Controversies and Debates

Like any field that blends science with long-standing practice, animal training contains debates about methods, welfare, and efficacy. From a pragmatic, outcomes-oriented perspective, the strongest positions tend to be those that can demonstrate clear welfare benefits alongside reliable behavior. The following themes recur in debates:

  • The place of aversive methods: Critics argue that even mild aversives can cause fear and strain the human-animal bond, while proponents argue that, in certain high-stakes situations (such as ensuring safety during venomous encounters or preventing dangerous escapes), controlled aversive techniques can be appropriate when used by trained professionals and never as a first resort.
  • Training speed versus welfare: The temptation to push for rapid results must be weighed against the risk of long-term stress or harm. Good practice seeks a balance that yields dependable behavior without compromising welfare.
  • Professional standards and private responsibility: Many conservatives emphasize the role of owners, trainers, and institutions in defining standards of care, quality of instruction, and accountability—arguing that practical, locally governed training ecosystems can be more adaptable and cost-effective than broad, centralized mandates.

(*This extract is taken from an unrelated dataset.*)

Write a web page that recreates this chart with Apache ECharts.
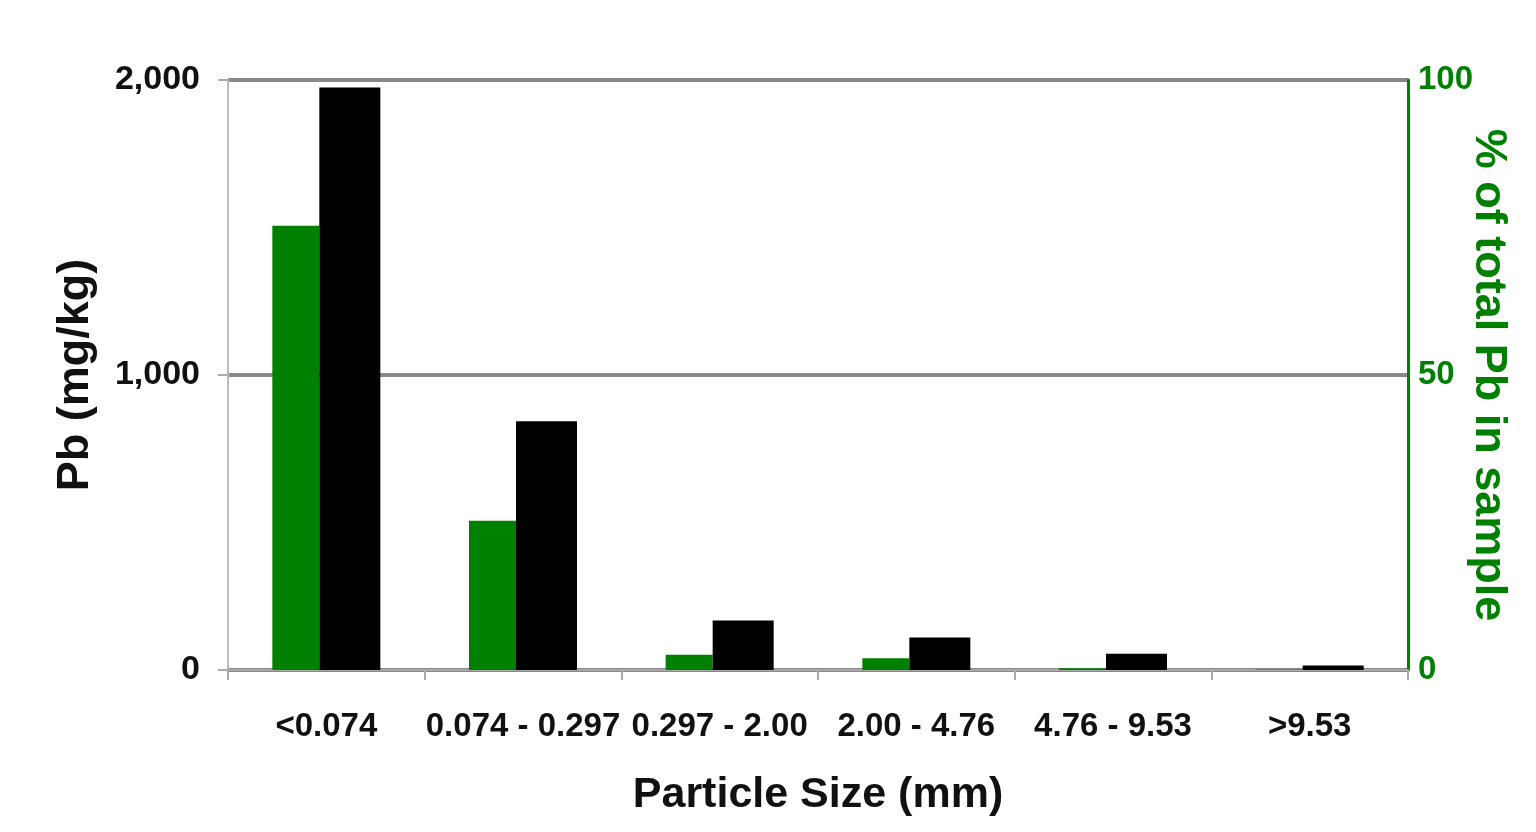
<!DOCTYPE html>
<html><head><meta charset="utf-8">
<script src="https://cdn.jsdelivr.net/npm/echarts@6/dist/echarts.min.js"></script>
<style>html,body{margin:0;padding:0;background:#fff}#c{width:1536px;height:832px}</style>
</head><body><div id="c"></div>
<script>
const categories = ['<0.074', '0.074 - 0.297', '0.297 - 2.00', '2.00 - 4.76', '4.76 - 9.53', '>9.53'];
const pctOfTotal = [75.3, 25.3, 2.6, 2.0, 0.3, 0.1];
const pbMgKg = [1975, 843, 168, 110, 55, 15];
const leftTicks = [0, 1000, 2000];
const rightTicks = [0, 50, 100];

const font = 'Liberation Sans, Arial, sans-serif';
const chart = echarts.init(document.getElementById('c'));
chart.setOption({
  animation: false,
  grid: { left: 228, right: 128, top: 80, bottom: 162 },
  xAxis: {
    type: 'category', data: categories,
    name: 'Particle Size (mm)', nameLocation: 'middle', nameGap: 104,
    nameTextStyle: { fontFamily: font, fontWeight: 'bold', fontSize: 43, color: '#111' },
    axisLine: { lineStyle: { color: '#aaa', width: 2 } },
    axisTick: { show: true, length: 10, lineStyle: { color: '#aaa', width: 2 } },
    axisLabel: { fontFamily: font, fontWeight: 'bold', fontSize: 33, color: '#111', margin: 40, interval: 0 }
  },
  yAxis: [
    {
      type: 'value', min: 0, max: 2000, interval: 1000, position: 'left',
      name: 'Pb (mg/kg)', nameLocation: 'middle', nameGap: 130, nameRotate: 90,
      nameTextStyle: { fontFamily: font, fontWeight: 'bold', fontSize: 45, color: '#111' },
      axisLine: { show: true, lineStyle: { color: '#bbb', width: 2 } },
      axisTick: { show: true, length: 10, lineStyle: { color: '#aaa', width: 2 } },
      axisLabel: { fontFamily: font, fontWeight: 'bold', fontSize: 34, color: '#111', margin: 28,
        formatter: v => leftTicks.includes(v) ? v.toLocaleString('en-US') : '' },
      splitLine: { show: true, lineStyle: { color: '#888', width: 4 } }
    },
    {
      type: 'value', min: 0, max: 100, interval: 50, position: 'right',
      name: '% of total Pb in sample', nameLocation: 'middle', nameGap: 58, nameRotate: -90,
      nameMoveOverlap: false,
      nameTextStyle: { fontFamily: font, fontWeight: 'bold', fontSize: 45, color: '#008000' },
      axisLine: { show: true, lineStyle: { color: '#008000', width: 3 } },
      axisTick: { show: false },
      axisLabel: { fontFamily: font, fontWeight: 'bold', fontSize: 33, color: '#008000', margin: 10,
        formatter: v => rightTicks.includes(v) ? String(v) : '' },
      splitLine: { show: false }
    }
  ],
  series: [
    { name: '% of total Pb', type: 'bar', yAxisIndex: 1, data: pctOfTotal,
      barWidth: 47, barGap: '0%', itemStyle: { color: '#008000' } },
    { name: 'Pb (mg/kg)', type: 'bar', yAxisIndex: 0, data: pbMgKg,
      barWidth: 61, barGap: '0%', itemStyle: { color: '#000' } }
  ]
});
</script></body></html>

  • Regulatory nuance: Regulators grapple with how to protect animals without unduly restricting beneficial and humane training options. The debate often centers on when and how to regulate devices, equipment, and practice guidelines while preserving access to humane, evidence-based methods.
  • Public perception and science communication: Critics of overly politicized framing argue for direct engagement with science and clear demonstrations of welfare outcomes, rather than abstract or incendiary rhetoric that can hamper constructive discussion.